In her two-day semi-annual Humphrey Hawkins testimony before congress, Fed Chair Janet Yellen maintained that the central bank remains on a wait-and-see approach as it pertained to normalizing monetary policy while at the same time leaving the door open for further easing. When pressed on the likelihood of negative interest rates, Yellen said that the notion was not, “off the table,” suggesting that the central acknowledges the recent slump in global markets and is ready to take further accommodative measures if necessary. Ironically, the remarks come less than 2-months after the Fed moved to hike rates for the first time in nearly a decade.
Further evidence of growing global growth concerns were apparent this week with the Swedish Riksbank deciding to cut interest rates deeper into negative territory. The move comes amid continued easing measures from global central banks - offering a tailwind to gold prices as uncertainty & tightening global growth fuel haven flows into the lower yielding, “safer” assets as a store of wealth.
As rate expectations from the Fed are pushed out further, look for persistent weakness in the dollar & increased volatility in broader risk markets to help prop-up bullion prices. Heading into next week, traders will be closely eyeing U.S. data with housing starts, building permits & industrial production data on tap. The January CPI figures highlight the docket next week with consensus estimates calling for core inflation to hold at 2.1% y/y. With the US labor market close to the Fed’s “natural rate” of unemployment, the inflation figures have become increasingly important as the Yellen & company remain committed to achieving the dual mandate of fostering maximum employment & price stability.
From a technical standpoint, gold has now broken through numerous resistance zones & while our broader outlook remains higher, we’ll want to tread lightly here on the back this recent advance. To put things in perspective, Thursday’s trade session saw the largest single-day range since December 2014 (6.49%) and the largest single-day advance since March 19th of 2009.
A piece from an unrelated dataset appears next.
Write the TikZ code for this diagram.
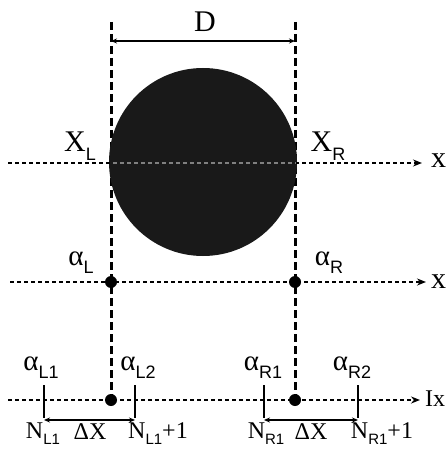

Interim resistance stands at the 2015 high-week close at 1293 backed by the 2015 high-day close at 1301 & the 200-week moving average at 1345. A look back at the 200-week moving average sees the MA offering clear resistance from late-1999 through the 2001 when prices finally broke higher. The average didn’t come back into play until 2013 when prices broke back below with bullion maintaining a steady trajectory lower into the close of 2015. We’ll be looking for this technical feature to offer resistance yet again on this advance. Expect some back-and-fill after this rally with interim support seen at 1177/81 Backed by our bullish invalidation level at 1155/56.